In 1996, the Pennsylvania legislature, through Section 306(b)(2) of Act 57, filled the statutory gap and removed the Kachinski burden of proof as to job availability. In particular, the amended section 306(b)(2) provides for modification of benefits on the basis of “earning power” as determined by “expert opinion evidence” that the employee is “capable” of performing “employment which exists in the usual employment area”. (underline added). As further defined by the statute such expert evidence is to include job listings within the agencies of the department, private job placement and advertisements in the usual employment area.

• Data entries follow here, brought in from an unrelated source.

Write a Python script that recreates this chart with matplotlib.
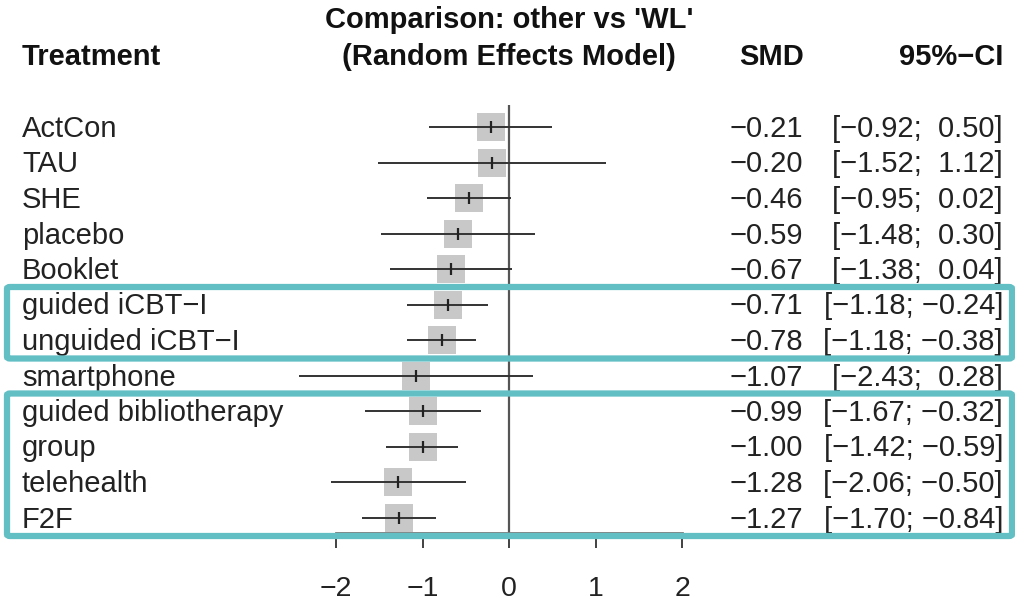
import numpy as np
import matplotlib
matplotlib.use("Agg")
from matplotlib import pyplot as plt
from matplotlib.patches import FancyBboxPatch

treatments = ["ActCon", "TAU", "SHE", "placebo", "Booklet", "guided iCBT\u2212I",
              "unguided iCBT\u2212I", "smartphone", "guided bibliotherapy", "group",
              "telehealth", "F2F"]
smd = [-0.21, -0.20, -0.46, -0.59, -0.67, -0.71, -0.78, -1.07, -0.99, -1.00, -1.28, -1.27]
lower = [-0.92, -1.52, -0.95, -1.48, -1.38, -1.18, -1.18, -2.43, -1.67, -1.42, -2.06, -1.70]
upper = [0.50, 1.12, 0.02, 0.30, 0.04, -0.24, -0.38, 0.28, -0.32, -0.59, -0.50, -0.84]
xticks = [-2, -1, 0, 1, 2]
# rows highlighted by the teal frames (first, last)
groups = [(5, 6), (8, 11)]

W, H = 1015, 603
plt.rcParams['font.family'] = ['Liberation Sans', 'DejaVu Sans']
fig = plt.figure(figsize=(W / 100, H / 100), dpi=100)

# forest axes: x -2..2 at px 336..682, rows at 127 + i*35.5
row0, dy = 127, 35.5
top_px, bot_px = 105, 533
ax = fig.add_axes([336 / W, 1 - bot_px / H, 346 / W, (bot_px - top_px) / H])
ax.set_xlim(-2, 2)
ax.set_ylim((bot_px - row0) / dy, (top_px - row0) / dy)
ax.patch.set_alpha(0)

y = np.arange(len(treatments))
ax.axvline(0, color="#555555", lw=1.6, zorder=1)
ax.scatter(smd, y, marker="s", s=19.5 ** 2, color="#c8c8c8", linewidths=0, zorder=2, clip_on=False)
ax.hlines(y, lower, upper, color="#333333", lw=1.4, zorder=3, clip_on=False)
ax.plot(smd, y, ls="none", marker="|", ms=8, mew=1.6, color="#222222", zorder=4, clip_on=False)

for s in ["top", "right", "left"]:
    ax.spines[s].set_visible(False)
ax.spines["bottom"].set_color("#777777")
ax.spines["bottom"].set_linewidth(2)
ax.set_yticks([])
ax.set_xticks(xticks)
ax.set_xticklabels([str(t).replace("-", "\u2212") for t in xticks], fontsize=20.5)
ax.tick_params(axis="x", length=11, width=1.3, color="#333333", pad=20, labelcolor="#222222")

def fy(px):
    return 1 - px / H

txt = dict(fontsize=21, color="#222222", va="center")
hdr = dict(fontsize=21, fontweight="bold", color="#111111", va="center")
fig.text(22 / W, fy(57), "Treatment", ha="left", **hdr)
fig.text(509 / W, fy(20), "Comparison: other vs 'WL'", ha="center", **hdr)
fig.text(509 / W, fy(57), "(Random Effects Model)", ha="center", **hdr)
fig.text(772 / W, fy(57), "SMD", ha="center", **hdr)
fig.text(1003 / W, fy(57), "95%\u2212CI", ha="right", **hdr)

def fmt(v):
    return ("%.2f" % v).replace("-", "\u2212") if v < 0 else " %.2f" % v

for i, name in enumerate(treatments):
    yy = fy(row0 + i * dy + 2)
    fig.text(22 / W, yy, name, ha="left", **txt)
    fig.text(803 / W, yy, fmt(smd[i]), ha="right", **txt)
    fig.text(1003 / W, yy, "[%s; %s]" % (fmt(lower[i]), fmt(upper[i])), ha="right", **txt)

# teal highlight frames
for a, b in groups:
    y0 = row0 + a * dy - 17.5
    y1 = row0 + b * dy + 18.5
    fig.patches.append(FancyBboxPatch((7 / W, 1 - y1 / H), (1012 - 7) / W, (y1 - y0) / H,
                                      boxstyle="round,pad=0,rounding_size=0.003",
                                      transform=fig.transFigure, fill=False,
                                      edgecolor="#62bfc4", lw=4.5, zorder=10))

fig.savefig("out.png", dpi=100)
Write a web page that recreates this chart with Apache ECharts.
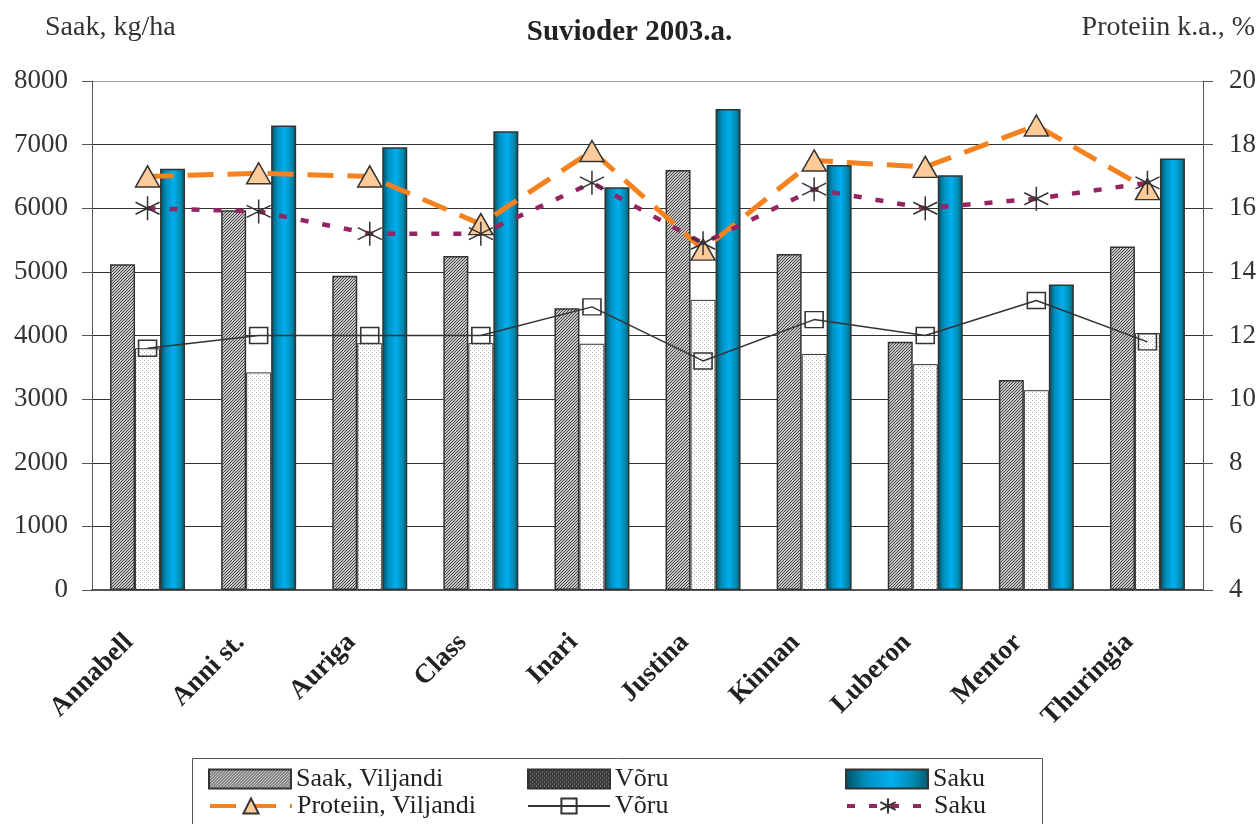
<!DOCTYPE html>
<html>
<head>
<meta charset="utf-8">
<script src="https://cdn.jsdelivr.net/npm/echarts@6/dist/echarts.min.js"></script>
<style>
  html, body { margin: 0; padding: 0; background: #fff; }
  #chart { width: 1259px; height: 824px; }
</style>
</head>
<body>
<div id="chart"></div>
<script>
// andmed
var sordid = ['Annabell', 'Anni st.', 'Auriga', 'Class', 'Inari', 'Justina', 'Kinnan', 'Luberon', 'Mentor', 'Thuringia'];
var saakViljandi = [5120, 5970, 4940, 5250, 4430, 6600, 5280, 3900, 3300, 5400];
var saakVoru = [3800, 3420, 3880, 3880, 3870, 4560, 3710, 3550, 3140, 4040];
var saakSaku = [6620, 7300, 6960, 7210, 6330, 7560, 6680, 6520, 4800, 6780];
var protViljandi = [17.0, 17.1, 17.0, 15.5, 17.8, 14.7, 17.5, 17.3, 18.6, 16.6];
var protVoru = [11.6, 12.0, 12.0, 12.0, 12.9, 11.2, 12.5, 12.0, 13.1, 11.8];
var protSaku = [16.0, 15.9, 15.2, 15.2, 16.8, 14.9, 16.6, 16.0, 16.3, 16.8];

var font = 'Liberation Serif';

// mustrid tulpadele
function hatch() {
  var c = document.createElement('canvas');
  c.width = 3; c.height = 3;
  var ctx = c.getContext('2d');
  ctx.fillStyle = '#c4c4c4';
  ctx.fillRect(0, 0, 3, 3);
  ctx.fillStyle = '#474747';
  for (var i = 0; i < 3; i++) ctx.fillRect(i, 2 - i, 1, 1);
  return c;
}
function dots(bg, fg) {
  var c = document.createElement('canvas');
  c.width = 4; c.height = 4;
  var ctx = c.getContext('2d');
  ctx.fillStyle = bg;
  ctx.fillRect(0, 0, 4, 4);
  ctx.fillStyle = fg;
  ctx.fillRect(0, 0, 1, 1);
  ctx.fillRect(2, 2, 1, 1);
  return c;
}

var sakuGrad = {
  type: 'linear', x: 0, y: 0, x2: 1, y2: 0,
  colorStops: [
    { offset: 0, color: '#004f60' },
    { offset: 0.25, color: '#0090c0' },
    { offset: 0.55, color: '#00aeef' },
    { offset: 0.8, color: '#008db4' },
    { offset: 1, color: '#005a6c' }
  ]
};

var asterisk = 'path://M5,0L5,10M0.7,2.5L9.3,7.5M9.3,2.5L0.7,7.5';

var chart = echarts.init(document.getElementById('chart'));

var legendText = { fontFamily: font, fontSize: 26, color: '#222' };
function leg(item, x, y, icon) {
  return {
    left: x, top: y, itemWidth: 82, itemHeight: 19, icon: icon,
    selectedMode: false, textStyle: legendText, padding: 0, itemGap: 0,
    formatter: function (n) { return n.trim(); },
    data: [item]
  };
}

chart.setOption({
  animation: false,
  backgroundColor: '#fff',
  title: {
    text: 'Suvioder 2003.a.',
    left: 'center',
    top: 13,
    textStyle: { fontFamily: font, fontSize: 29, fontWeight: 'bold', color: '#222' }
  },
  grid: { left: 92, right: 56, top: 81, bottom: 234 },
  legend: [
    leg('Saak, Viljandi', 208, 766, 'rect'),
    leg({ name: 'Proteiin, Viljandi', lineStyle: { width: 4 } }, 208, 793),
    leg({ name: 'Võru', itemStyle: { color: { image: dots('#3a3a3a', '#9a9a9a'), repeat: 'repeat' } } }, 527, 766, 'rect'),
    leg('Võru ', 527, 793),
    leg('Saku', 845, 766, 'rect'),
    leg({ name: 'Saku ', lineStyle: { width: 4 } }, 845, 793)
  ],
  graphic: [
    { type: 'text', left: 45, top: 14,
      style: { text: 'Saak, kg/ha', fontFamily: font, fontSize: 28, fill: '#333' } },
    { type: 'text', right: 4, top: 14,
      style: { text: 'Proteiin k.a., %', fontFamily: font, fontSize: 28, fill: '#333' } },
    { type: 'rect', left: 190, top: 756,
      shape: { width: 850, height: 80 },
      style: { fill: 'none', stroke: '#555', lineWidth: 1 } }
  ],
  xAxis: {
    type: 'category',
    data: sordid,
    axisLine: { lineStyle: { color: '#555', width: 2 } },
    axisTick: { length: 10, lineStyle: { color: '#444' } },
    axisLabel: {
      rotate: 45, margin: 30, padding: [0, 26, 0, 0],
      fontFamily: font, fontSize: 27, fontWeight: 'bold', color: '#222'
    }
  },
  yAxis: [
    {
      type: 'value', min: 0, max: 8000, interval: 1000,
      axisLine: { show: true, lineStyle: { color: '#555' } },
      axisTick: { show: true, length: 10, lineStyle: { color: '#555' } },
      axisLabel: { fontFamily: font, fontSize: 27, color: '#333', margin: 24,
        formatter: function (v) { return String(v); } },
      splitLine: { lineStyle: { color: ['#333', '#333', '#333', '#333', '#333', '#333', '#333', '#333', '#a39b9b'], width: 1.2 } }
    },
    {
      type: 'value', min: 4, max: 20, interval: 2,
      axisLine: { show: true, lineStyle: { color: '#555' } },
      axisTick: { show: true, length: 10, lineStyle: { color: '#555' } },
      axisLabel: { fontFamily: font, fontSize: 27, color: '#333', margin: 26 },
      splitLine: { show: false }
    }
  ],
  series: [
    {
      name: 'Saak, Viljandi', type: 'bar', yAxisIndex: 0,
      data: saakViljandi, barWidth: 25, barGap: '0%',
      itemStyle: { color: { image: hatch(), repeat: 'repeat' }, borderColor: '#333', borderWidth: 1.5 }
    },
    {
      name: 'Võru', type: 'bar', yAxisIndex: 0,
      data: saakVoru, barWidth: 25, barGap: '0%',
      itemStyle: { color: { image: dots('#ffffff', '#b8b8b8'), repeat: 'repeat' }, borderColor: '#333', borderWidth: 1 }
    },
    {
      name: 'Saku', type: 'bar', yAxisIndex: 0,
      data: saakSaku, barWidth: 25, barGap: '0%',
      itemStyle: { color: sakuGrad, borderColor: '#333', borderWidth: 1.5 }
    },
    {
      name: 'Proteiin, Viljandi', type: 'line', yAxisIndex: 1,
      data: protViljandi, z: 5,
      symbol: 'triangle', symbolSize: [24, 21],
      lineStyle: { color: '#f5821f', width: 5, type: [26, 14] },
      itemStyle: { color: '#ffcc99', borderColor: '#333', borderWidth: 1.5 }
    },
    {
      name: 'Võru ', type: 'line', yAxisIndex: 1,
      data: protVoru, z: 5,
      symbol: 'rect', symbolSize: [18, 16],
      lineStyle: { color: '#333', width: 1.5 },
      itemStyle: { color: 'rgba(255,255,255,0)', borderColor: '#333', borderWidth: 1.5 }
    },
    {
      name: 'Saku ', type: 'line', yAxisIndex: 1,
      data: protSaku, z: 5,
      symbol: asterisk, symbolSize: 24,
      lineStyle: { color: '#952462', width: 4.5, type: [8, 14] },
      itemStyle: { color: 'rgba(0,0,0,0)', borderColor: '#333', borderWidth: 1.5 }
    }
  ]
});
</script>
</body>
</html>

Typically, such evidence is presented in the form of vocational expert testimony concerning labor market surveys identifying jobs existing in the usual employment area.
The underlying litigation in Shoap followed the typical pattern with the employer presenting evidence of the Claimant’s increased earning power through expert opinion based on a labor market survey. Ms. Shoap, however, asserted that the jobs in the labor market survey did not “exist” because she applied for the referenced jobs and they were not made available to her. In applying section 306(b)(2) of the Act, as amended by Act 57, the Pennsylvania Commonwealth Court in Phoenixville Hospital v. WCAB (Shoap), 2 A.3d 689 (Pa. Cmwlth. 2010), held that Shoap’s failure to obtain employment despite her application for such jobs was “immaterial” to the determination of Claimant’s earning power.
In a 4-2 decision, the Pennsylvania Supreme Court reversed the holding of the Commonwealth Court, with a remand for determination consistent with its opinion. Phoenixville Hospital v. WCAB (Shoap), 2013 WL 6132096, __ A.3d __. The Pennsylvania Supreme Court held that “evidence that the Claimant pursued but failed to obtain gainful employment with the employers identified by the expert witness is undeniably relevant to rebut the employer’s argument that the positions identified were proof of the potentiality of a Claimant’s substantial gainful employment”. In reaching this conclusion, the Court latches onto the term “exists” under section 306(b)(2), and thus concludes that a job does not exist if the job “was already filled by the time the Claimant had a reasonable opportunity to apply for it”.
As noted by Justice Saylor in his dissenting opinion, the majority’s decision in Shoap, alters the burden on the employer of establishing employment in the relevant employment area towards an increased burden of “proving actual job availability to specific claimants”. Whether the Court’s decision in Shoap involves a complete return to the Kachinski regime remains to be seen. Arguably, Shoap is limited to allowing a claimant to defeat a modification petition by evidence that the “position identified by the employer’s expert witness was already filled”. Regardless, the majority’s holding in Shoap sets a dangerous precedent which suggests that, if not resurrected, Kachinksi remains a specter on the landscape of Pennsylvania Workers’ Compensation.